The organism is transmitted by various tick species, including Rhipicephalus, Dermacentor, and Haemaphysalis. The organism reproduces in the tick as it progresses through its life stages. Both T. annulata and T. parva induce transformation of infected cells of lymphocyte or macrophage/monocyte lineages. T. orientalis does not induce uncontrolled proliferation of infected leukocytes, but instead multiplies predominantly within infected erythrocytes.

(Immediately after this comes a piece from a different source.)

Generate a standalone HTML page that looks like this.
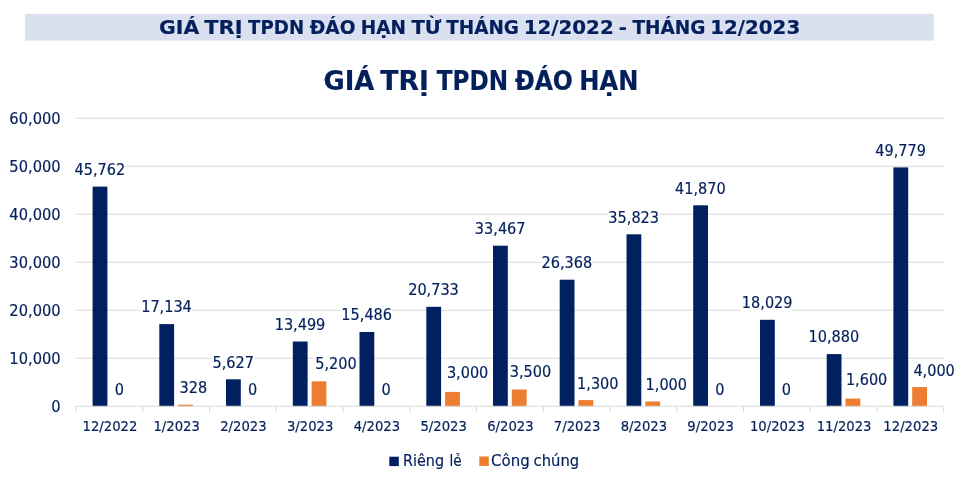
<!DOCTYPE html>
<html lang="vi">
<head>
<meta charset="utf-8">
<title>Giá trị TPDN đáo hạn</title>
<style>
html,body{margin:0;padding:0;background:#fff;}
body{width:965px;height:484px;overflow:hidden;}
svg{display:block;will-change:transform;}
text{font-family:"DejaVu Sans Condensed", "Liberation Sans", sans-serif;fill:#04205c;stroke:#04205c;stroke-width:0.18px;}
.b{font-weight:bold;stroke-width:0.3px;}
</style>
</head>
<body>
<svg width="965" height="484" viewBox="0 0 965 484">
<rect x="0" y="0" width="965" height="484" fill="#ffffff"/>
<rect x="24.9" y="13.9" width="909" height="26.7" fill="#dbe0f0"/>
<g class="b" font-size="19.5">
<text x="159.1" y="33.8" textLength="40.2" lengthAdjust="spacingAndGlyphs">GIÁ</text>
<text x="204.3" y="33.8" textLength="38.3" lengthAdjust="spacingAndGlyphs">TRỊ</text>
<text x="248.1" y="33.8" textLength="56.0" lengthAdjust="spacingAndGlyphs">TPDN</text>
<text x="309.8" y="33.8" textLength="45.7" lengthAdjust="spacingAndGlyphs">ĐÁO</text>
<text x="360.8" y="33.8" textLength="45.2" lengthAdjust="spacingAndGlyphs">HẠN</text>
<text x="411.4" y="33.8" textLength="29.8" lengthAdjust="spacingAndGlyphs">TỪ</text>
<text x="446.2" y="33.8" textLength="72.7" lengthAdjust="spacingAndGlyphs">THÁNG</text>
<text x="523.7" y="33.8" textLength="90.0" lengthAdjust="spacingAndGlyphs">12/2022</text>
<text x="618.8" y="33.8" textLength="8.2" lengthAdjust="spacingAndGlyphs">-</text>
<text x="632.5" y="33.8" textLength="73.0" lengthAdjust="spacingAndGlyphs">THÁNG</text>
<text x="710.2" y="33.8" textLength="90.0" lengthAdjust="spacingAndGlyphs">12/2023</text>
</g>
<g class="b" font-size="25.7">
<text x="323.4" y="89.8" textLength="50.9" lengthAdjust="spacingAndGlyphs">GIÁ</text>
<text x="380.3" y="89.8" textLength="48.5" lengthAdjust="spacingAndGlyphs">TRỊ</text>
<text x="436.8" y="89.8" textLength="71.4" lengthAdjust="spacingAndGlyphs">TPDN</text>
<text x="514.9" y="89.8" textLength="58.0" lengthAdjust="spacingAndGlyphs">ĐÁO</text>
<text x="579.3" y="89.8" textLength="59.1" lengthAdjust="spacingAndGlyphs">HẠN</text>
</g>
<line x1="76.1" y1="358.3" x2="943.7" y2="358.3" stroke="#d9d9d9" stroke-width="1.1"/>
<line x1="76.1" y1="310.3" x2="943.7" y2="310.3" stroke="#d9d9d9" stroke-width="1.1"/>
<line x1="76.1" y1="262.3" x2="943.7" y2="262.3" stroke="#d9d9d9" stroke-width="1.1"/>
<line x1="76.1" y1="214.3" x2="943.7" y2="214.3" stroke="#d9d9d9" stroke-width="1.1"/>
<line x1="76.1" y1="166.3" x2="943.7" y2="166.3" stroke="#d9d9d9" stroke-width="1.1"/>
<line x1="76.1" y1="118.3" x2="943.7" y2="118.3" stroke="#d9d9d9" stroke-width="1.1"/>
<text x="60.6" y="412.2" font-size="16.3" text-anchor="end">0</text>
<text x="60.6" y="364.2" font-size="16.3" text-anchor="end">10,000</text>
<text x="60.6" y="316.2" font-size="16.3" text-anchor="end">20,000</text>
<text x="60.6" y="268.2" font-size="16.3" text-anchor="end">30,000</text>
<text x="60.6" y="220.2" font-size="16.3" text-anchor="end">40,000</text>
<text x="60.6" y="172.2" font-size="16.3" text-anchor="end">50,000</text>
<text x="60.6" y="124.2" font-size="16.3" text-anchor="end">60,000</text>
<rect x="92.6" y="186.6" width="14.8" height="219.7" fill="#002060"/>
<rect x="159.3" y="324.1" width="14.8" height="82.2" fill="#002060"/>
<rect x="178.1" y="404.7" width="14.8" height="1.6" fill="#ed7d31"/>
<rect x="226.0" y="379.3" width="14.8" height="27.0" fill="#002060"/>
<rect x="292.8" y="341.5" width="14.8" height="64.8" fill="#002060"/>
<rect x="311.6" y="381.3" width="14.8" height="25.0" fill="#ed7d31"/>
<rect x="359.5" y="332.0" width="14.8" height="74.3" fill="#002060"/>
<rect x="426.3" y="306.8" width="14.8" height="99.5" fill="#002060"/>
<rect x="445.1" y="391.9" width="14.8" height="14.4" fill="#ed7d31"/>
<rect x="493.0" y="245.7" width="14.8" height="160.6" fill="#002060"/>
<rect x="511.8" y="389.5" width="14.8" height="16.8" fill="#ed7d31"/>
<rect x="559.7" y="279.7" width="14.8" height="126.6" fill="#002060"/>
<rect x="578.5" y="400.1" width="14.8" height="6.2" fill="#ed7d31"/>
<rect x="626.5" y="234.3" width="14.8" height="172.0" fill="#002060"/>
<rect x="645.3" y="401.5" width="14.8" height="4.8" fill="#ed7d31"/>
<rect x="693.2" y="205.3" width="14.8" height="201.0" fill="#002060"/>
<rect x="760.0" y="319.8" width="14.8" height="86.5" fill="#002060"/>
<rect x="826.7" y="354.1" width="14.8" height="52.2" fill="#002060"/>
<rect x="845.5" y="398.6" width="14.8" height="7.7" fill="#ed7d31"/>
<rect x="893.4" y="167.4" width="14.8" height="238.9" fill="#002060"/>
<rect x="912.2" y="387.1" width="14.8" height="19.2" fill="#ed7d31"/>
<line x1="76.1" y1="406.3" x2="943.7" y2="406.3" stroke="#d9d9d9" stroke-width="1.1"/>
<line x1="76.1" y1="406.3" x2="76.1" y2="411.9" stroke="#d9d9d9" stroke-width="1.1"/>
<line x1="142.8" y1="406.3" x2="142.8" y2="411.9" stroke="#d9d9d9" stroke-width="1.1"/>
<line x1="209.6" y1="406.3" x2="209.6" y2="411.9" stroke="#d9d9d9" stroke-width="1.1"/>
<line x1="276.3" y1="406.3" x2="276.3" y2="411.9" stroke="#d9d9d9" stroke-width="1.1"/>
<line x1="343.1" y1="406.3" x2="343.1" y2="411.9" stroke="#d9d9d9" stroke-width="1.1"/>
<line x1="409.8" y1="406.3" x2="409.8" y2="411.9" stroke="#d9d9d9" stroke-width="1.1"/>
<line x1="476.5" y1="406.3" x2="476.5" y2="411.9" stroke="#d9d9d9" stroke-width="1.1"/>
<line x1="543.3" y1="406.3" x2="543.3" y2="411.9" stroke="#d9d9d9" stroke-width="1.1"/>
<line x1="610.0" y1="406.3" x2="610.0" y2="411.9" stroke="#d9d9d9" stroke-width="1.1"/>
<line x1="676.7" y1="406.3" x2="676.7" y2="411.9" stroke="#d9d9d9" stroke-width="1.1"/>
<line x1="743.5" y1="406.3" x2="743.5" y2="411.9" stroke="#d9d9d9" stroke-width="1.1"/>
<line x1="810.2" y1="406.3" x2="810.2" y2="411.9" stroke="#d9d9d9" stroke-width="1.1"/>
<line x1="877.0" y1="406.3" x2="877.0" y2="411.9" stroke="#d9d9d9" stroke-width="1.1"/>
<line x1="943.7" y1="406.3" x2="943.7" y2="411.9" stroke="#d9d9d9" stroke-width="1.1"/>
<text x="110.0" y="431.0" font-size="14.7" text-anchor="middle">12/2022</text>
<text x="176.7" y="431.0" font-size="14.7" text-anchor="middle">1/2023</text>
<text x="243.4" y="431.0" font-size="14.7" text-anchor="middle">2/2023</text>
<text x="310.2" y="431.0" font-size="14.7" text-anchor="middle">3/2023</text>
<text x="376.9" y="431.0" font-size="14.7" text-anchor="middle">4/2023</text>
<text x="443.7" y="431.0" font-size="14.7" text-anchor="middle">5/2023</text>
<text x="510.4" y="431.0" font-size="14.7" text-anchor="middle">6/2023</text>
<text x="577.1" y="431.0" font-size="14.7" text-anchor="middle">7/2023</text>
<text x="643.9" y="431.0" font-size="14.7" text-anchor="middle">8/2023</text>
<text x="710.6" y="431.0" font-size="14.7" text-anchor="middle">9/2023</text>
<text x="777.4" y="431.0" font-size="14.7" text-anchor="middle">10/2023</text>
<text x="844.1" y="431.0" font-size="14.7" text-anchor="middle">11/2023</text>
<text x="910.8" y="431.0" font-size="14.7" text-anchor="middle">12/2023</text>
<rect x="73.5" y="160.3" width="51.8" height="18.0" fill="#ffffff"/>
<text x="99.8" y="174.8" font-size="16.1" text-anchor="middle">45,762</text>
<rect x="113.9" y="380.1" width="10.2" height="18.0" fill="#ffffff"/>
<text x="119.3" y="394.6" font-size="16.1" text-anchor="middle">0</text>
<rect x="140.3" y="297.8" width="51.8" height="18.0" fill="#ffffff"/>
<text x="166.5" y="312.3" font-size="16.1" text-anchor="middle">17,134</text>
<rect x="178.6" y="378.0" width="28.7" height="18.0" fill="#ffffff"/>
<text x="193.3" y="392.5" font-size="16.1" text-anchor="middle">328</text>
<rect x="211.6" y="353.0" width="42.6" height="18.0" fill="#ffffff"/>
<text x="233.2" y="367.5" font-size="16.1" text-anchor="middle">5,627</text>
<rect x="247.3" y="380.1" width="10.2" height="18.0" fill="#ffffff"/>
<text x="252.7" y="394.6" font-size="16.1" text-anchor="middle">0</text>
<rect x="273.8" y="315.2" width="51.8" height="18.0" fill="#ffffff"/>
<text x="300.0" y="329.7" font-size="16.1" text-anchor="middle">13,499</text>
<rect x="314.3" y="354.9" width="42.6" height="18.0" fill="#ffffff"/>
<text x="335.9" y="369.4" font-size="16.1" text-anchor="middle">5,200</text>
<rect x="340.5" y="305.7" width="51.8" height="18.0" fill="#ffffff"/>
<text x="366.7" y="320.2" font-size="16.1" text-anchor="middle">15,486</text>
<rect x="380.6" y="380.1" width="10.2" height="18.0" fill="#ffffff"/>
<text x="386.0" y="394.6" font-size="16.1" text-anchor="middle">0</text>
<rect x="407.2" y="280.5" width="51.8" height="18.0" fill="#ffffff"/>
<text x="433.5" y="295.0" font-size="16.1" text-anchor="middle">20,733</text>
<rect x="446.0" y="363.9" width="42.6" height="18.0" fill="#ffffff"/>
<text x="467.6" y="378.4" font-size="16.1" text-anchor="middle">3,000</text>
<rect x="474.0" y="219.4" width="51.8" height="18.0" fill="#ffffff"/>
<text x="500.2" y="233.9" font-size="16.1" text-anchor="middle">33,467</text>
<rect x="508.9" y="362.9" width="42.6" height="18.0" fill="#ffffff"/>
<text x="530.5" y="377.4" font-size="16.1" text-anchor="middle">3,500</text>
<rect x="540.7" y="253.4" width="51.8" height="18.0" fill="#ffffff"/>
<text x="566.9" y="267.9" font-size="16.1" text-anchor="middle">26,368</text>
<rect x="576.2" y="374.3" width="42.6" height="18.0" fill="#ffffff"/>
<text x="597.8" y="388.8" font-size="16.1" text-anchor="middle">1,300</text>
<rect x="607.5" y="208.0" width="51.8" height="18.0" fill="#ffffff"/>
<text x="633.7" y="222.5" font-size="16.1" text-anchor="middle">35,823</text>
<rect x="644.7" y="375.1" width="42.6" height="18.0" fill="#ffffff"/>
<text x="666.3" y="389.6" font-size="16.1" text-anchor="middle">1,000</text>
<rect x="674.2" y="179.0" width="51.8" height="18.0" fill="#ffffff"/>
<text x="700.4" y="193.5" font-size="16.1" text-anchor="middle">41,870</text>
<rect x="714.5" y="380.1" width="10.2" height="18.0" fill="#ffffff"/>
<text x="719.9" y="394.6" font-size="16.1" text-anchor="middle">0</text>
<rect x="740.9" y="293.5" width="51.8" height="18.0" fill="#ffffff"/>
<text x="767.2" y="308.0" font-size="16.1" text-anchor="middle">18,029</text>
<rect x="780.9" y="380.1" width="10.2" height="18.0" fill="#ffffff"/>
<text x="786.3" y="394.6" font-size="16.1" text-anchor="middle">0</text>
<rect x="807.7" y="327.8" width="51.8" height="18.0" fill="#ffffff"/>
<text x="833.9" y="342.3" font-size="16.1" text-anchor="middle">10,880</text>
<rect x="845.0" y="370.1" width="42.6" height="18.0" fill="#ffffff"/>
<text x="866.6" y="384.6" font-size="16.1" text-anchor="middle">1,600</text>
<rect x="874.4" y="141.1" width="51.8" height="18.0" fill="#ffffff"/>
<text x="900.6" y="155.6" font-size="16.1" text-anchor="middle">49,779</text>
<rect x="912.5" y="361.0" width="42.6" height="18.0" fill="#ffffff"/>
<text x="934.1" y="375.5" font-size="16.1" text-anchor="middle">4,000</text>
<rect x="389.3" y="456.7" width="9.5" height="9.4" fill="#002060"/>
<rect x="479.3" y="456.5" width="9.5" height="9.4" fill="#ed7d31"/>
<g font-size="15.6">
<text x="403.0" y="466.4" textLength="41.0" lengthAdjust="spacingAndGlyphs">Riêng</text>
<text x="449.4" y="466.4" textLength="12.2" lengthAdjust="spacingAndGlyphs">lẻ</text>
<text x="491.1" y="466.4" textLength="38.6" lengthAdjust="spacingAndGlyphs">Công</text>
<text x="533.6" y="466.4" textLength="45.6" lengthAdjust="spacingAndGlyphs">chúng</text>
</g>
</svg>
</body>
</html>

Following infection with T. equi, horses may develop detectable antibodies, with seroprevalence varying widely across regions. Serological surveys have revealed a high prevalence of T. equi antibodies in horses and other equids, including 39.8% in Central-Southern Italy and 33.4% in Northern Brazil.

==Genomics==

The genomes of T. orientalis Shintoku, Theileria equi WA, Theileria annulata Ankara, and Theileria parva Muguga have been sequenced. Genomic data can be accessed though PiroplasmaDB which is part of the Eukaryotic Pathogen Database).

==Evolution==
The genus is thought to have first appeared in ruminants during the Miocene. It is named for parasitologist Gertrud Theiler, daughter of Arnold Theiler.

==Transmission==
Theileria species can be transmitted to cattle through tick bites, including the brown ear tick, a Rhipicephalus tick.

== Important species ==

- T. parva is the cause of bovine theileriosis and East Coast fever.
- T. annulata also is a cause of bovine theileriosis.
- T. equi causes equine piroplasmosis. It was originally classified as Babesia equi in 1901 by Charles Louis Alphonse Laveran, but was reclassified as T. equi in 1998 by Heinz Mehlhorn and Eberhard Schein.

==Treatment==
- Buparvaquone is a promising compound for the therapy and prophylaxis of all forms of theileriosis.